Catalyst Data Profiling
File-level knowledge you need to make decisions on unstructured data

The Catalyst Data Profiling Engine processes all forms of unstructured files and document types, creating a searchable index of what exists, where it is located, who owns it, when it was last accessed and, optionally, what key terms are in it.

High-level summary reports allow instant insight into enterprise storage providing never-before knowledge of data assets. Through this process, mystery data can be managed and classified, including content that has outlived its business value or that which is owned by ex-employees and is now abandoned on the network.

IE advantage

Data profiling, or as some know it - file analysis, relies on an enterprise class index of metadata from user files and email databases such as last modified or accessed time, number of duplicates, size, owner, location, file type and more. Indexing occurs at unprecedented speed and efficiency, tackling environments that measure data in petabytes. Integration with Active Directory allows added intelligence to make decisions about active/inactive users, departmental groups and more.

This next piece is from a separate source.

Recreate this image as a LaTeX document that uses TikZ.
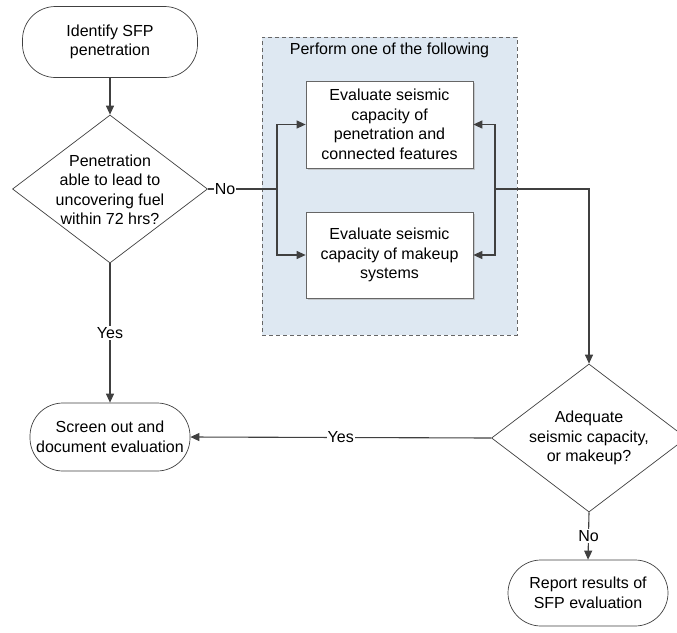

Optionally, data profiling can look beyond metadata and go deep within documents and email finding content supporting keyword searches or even confidential information such as personally identifiable information (PII) or compliance audits for sensitive content misplaced behind the firewall in PSTs or on the wrong server. Once data is classified the Catalyst’s disposition module can be utilized to take action on the data.

Benefits of Data Profiling

  • Flexible Deployment: Catalyst is available as software that supports connection to network shares, desktops, email servers, SharePoint,  backup tape and other sources.
  • Easy Discovery of Data Sources:  Connect to network sources quickly and easily.  Specify the IP address range of the sources for processing, or leverage the AD integration to automate the discovery of network shares. 
  • Unprecedented Performance:  Catalyst delivers the industry’s fastest indexing speeds on the market today - 1 TB/hour/node. 
  • Intelligently Clean up “Admin” Owned Data: Catalyst allows for intelligent analysis of these files allowing for the ownership to be cleaned up and reassigned to the rightful user or department. 
  • Dynamic Reporting:  Can be used to further filter the results and refine the analysis based on your needs.  Pre-defined reports exist that focus on data age, location, owner, access times, file types, size and more. 
  • Powerful Active Directory Integration: Users belong to groups in AD and Catalyst can summarize and profile by these groups, including the inactive user group for analysis of ex-employees data.
  • Automated Action Queries and Reports: Store pre-defined reports and set up a schedule for reports to be run.  All reports can be logged and managed for historical views into the data
  • Deep Content Analysis: Using full content indexing files and email (Exchange, Notes, etc.) can be processed and full text profiled for keywords or sensitive content including Social Security or credit card numbers. 
  • Flexible Disposition Options: can manage the disposition of the content including defensible deletion, copying and moving while ensuring metadata is not corrupted, and archiving of sensitive content with long-term value. 
  • Extreme Scalability:  Data profiling can help manage small user shares that start at 5TB and scale to the largest enterprise repositories that consisting of petabytes of unstructured user data. 
  • ACLS Security: Integrates with Active Directory to support security assessments and audits.  Allows organizations to detect sensitive documents and determine who has access to them, or investigate employees and determine what they have access to.